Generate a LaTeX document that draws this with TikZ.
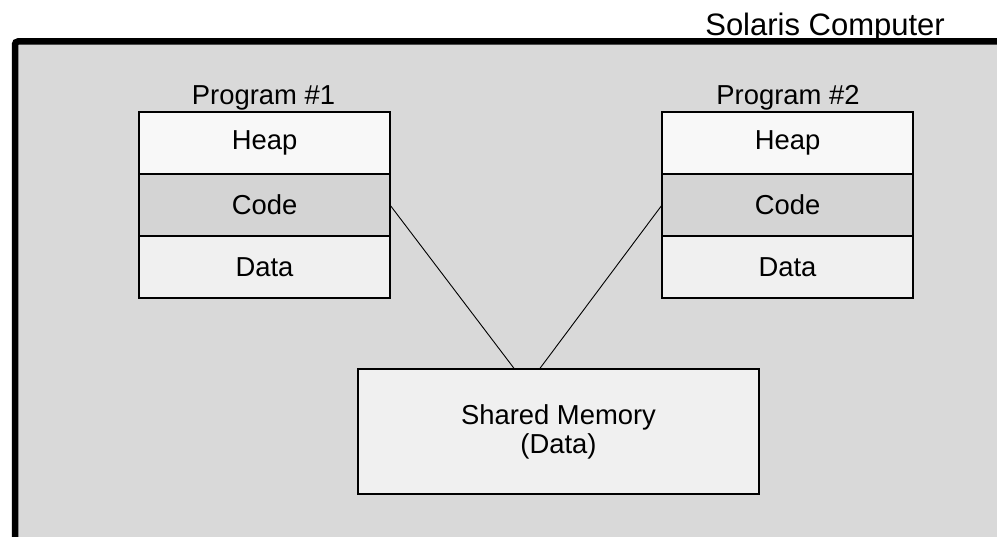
\documentclass[tikz,border=0pt]{standalone}
\usepackage{fontspec}
\setmainfont{Liberation Sans}
\begin{document}
\begin{tikzpicture}[x=1pt,y=-1pt,
  lbl/.style={font=\fontsize{27.4}{31}\selectfont, inner sep=0pt},
  seg/.style={draw=black, line width=2pt, minimum width=251pt, minimum height=62pt, inner sep=0pt, outer sep=0pt, font=\fontsize{27.4}{31}\selectfont},
  conn/.style={draw=black, line width=0.9pt}]
\useasboundingbox (0,0) rectangle (997,537);
% frame
\fill[fill={rgb,255:red,217;green,217;blue,217}] (15,41.5) rectangle (1000,540);
\draw[line width=6.5pt, rounded corners=3pt] (15,545) -- (15,41.5) -- (1005,41.5);
\node[inner sep=0pt, font=\fontsize{31}{35}\selectfont, anchor=base east] (title) at (945,35.5) {Solaris Computer};
% Program 1
\node[seg, fill={rgb,255:red,248;green,248;blue,248}] (h1) at (264.5,143) {Heap};
\node[seg, fill={rgb,255:red,212;green,212;blue,212}] (c1) at (264.5,205) {Code};
\node[seg, fill={rgb,255:red,240;green,240;blue,240}] (d1) at (264.5,267) {Data};
\node[lbl, anchor=base] (p1) at (263.5,105) {Program \#1};
% Program 2
\node[seg, fill={rgb,255:red,248;green,248;blue,248}] (h2) at (787.5,143) {Heap};
\node[seg, fill={rgb,255:red,212;green,212;blue,212}] (c2) at (787.5,205) {Code};
\node[seg, fill={rgb,255:red,240;green,240;blue,240}] (d2) at (787.5,267) {Data};
\node[lbl, anchor=base] (p2) at (788,105) {Program \#2};
% shared memory
\node[draw=black, line width=2pt, fill={rgb,255:red,240;green,240;blue,240}, minimum width=401pt, minimum height=125pt, inner sep=0pt, outer sep=0pt, align=center, font=\fontsize{27.4}{29}\selectfont] (sm) at (558.5,431.5) {Shared Memory\\(Data)};
\coordinate (s1) at ([xshift=-44pt]sm.north);
\coordinate (s2) at ([xshift=-19pt]sm.north);
\draw[conn] (c1.east) -- (s1);
\draw[conn] (c2.west) -- (s2);
\end{tikzpicture}
\end{document}
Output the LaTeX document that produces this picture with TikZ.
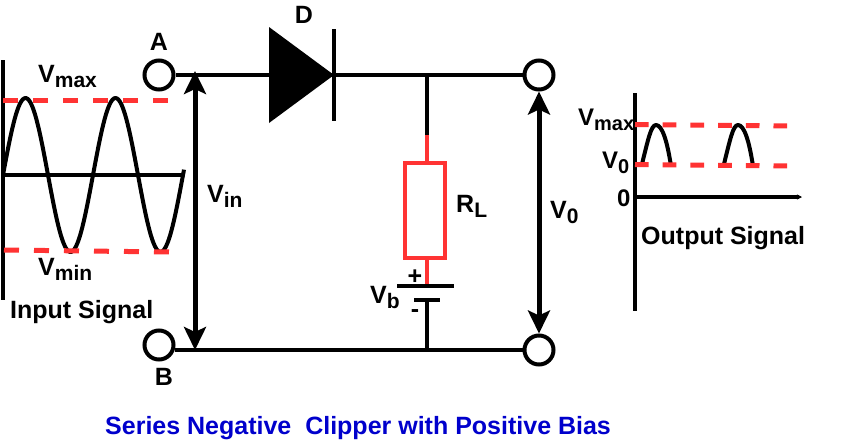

══════════════════════════════

How many lines of these entries contain the string "that"? Reply with the number alone.

2